Layer-2 scaling, rollups, and state channels
To address costs and throughput constraints, ecosystems rely on Layer-2 approaches:
State channels move frequent interactions off-chain and settle final outcomes on-chain, which is useful for gaming and micropayments.
Rollups batch transactions and post compressed proofs or data back to the base chain, increasing throughput while inheriting base-layer security assumptions.
Formal verification as a security baseline
As contract value increases, teams combine audits, bug bounties, runtime monitoring, and formal verification to mathematically prove specific safety properties. This approach is especially important in DeFi infrastructure, where small logic errors can produce outsized losses.
How to build smart contract expertise responsibly
For developers and enterprises, success requires more than learning syntax. It requires security thinking, threat modeling, testing discipline, and awareness of regulatory constraints. A structured learning path that covers development and security together provides a stronger foundation than syntax-only training.
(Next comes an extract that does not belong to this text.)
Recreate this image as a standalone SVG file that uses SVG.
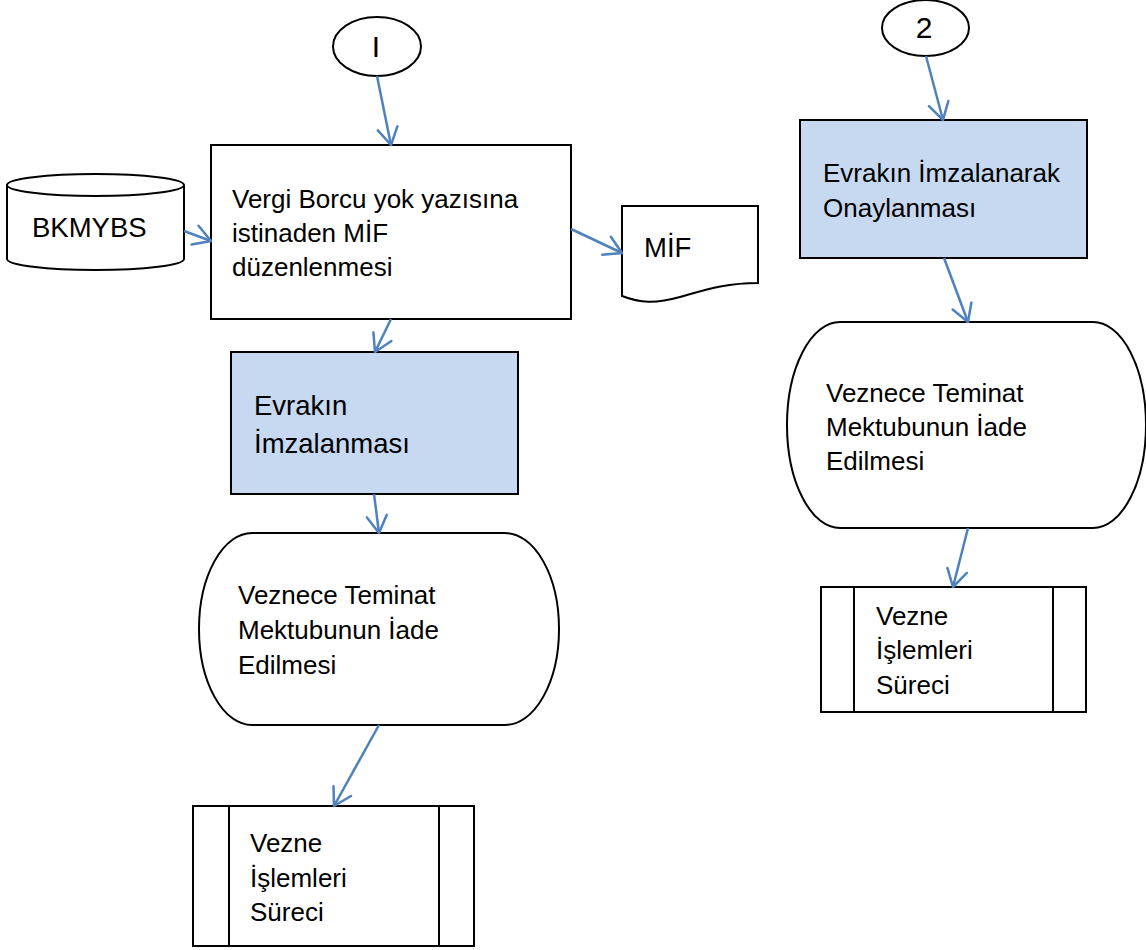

Blockchain Council programs such as the Certified Smart Contract Developer, Certified Blockchain Developer, and Certified Blockchain Security Expert align with smart contract engineering, auditing fundamentals, and secure deployment practices.
Conclusion
Smart contracts are self-executing programs on blockchains that automate trust by enforcing rules through deterministic, verifiable code. They already power DeFi, tokenization, insurance automation, supply chain workflows, governance, and emerging compliance and ESG reporting systems. Market projections and enterprise experimentation point to continued expansion, particularly as Layer-2 scaling, formal verification, and AI-assisted decisioning mature.
Smart contracts do not eliminate trust - they relocate it. Trust shifts from intermediaries to code quality, oracle integrity, governance design, and the legal frameworks surrounding decentralized systems. Organizations that treat smart contracts as both software and socio-legal infrastructure are best positioned to deploy them safely and at scale.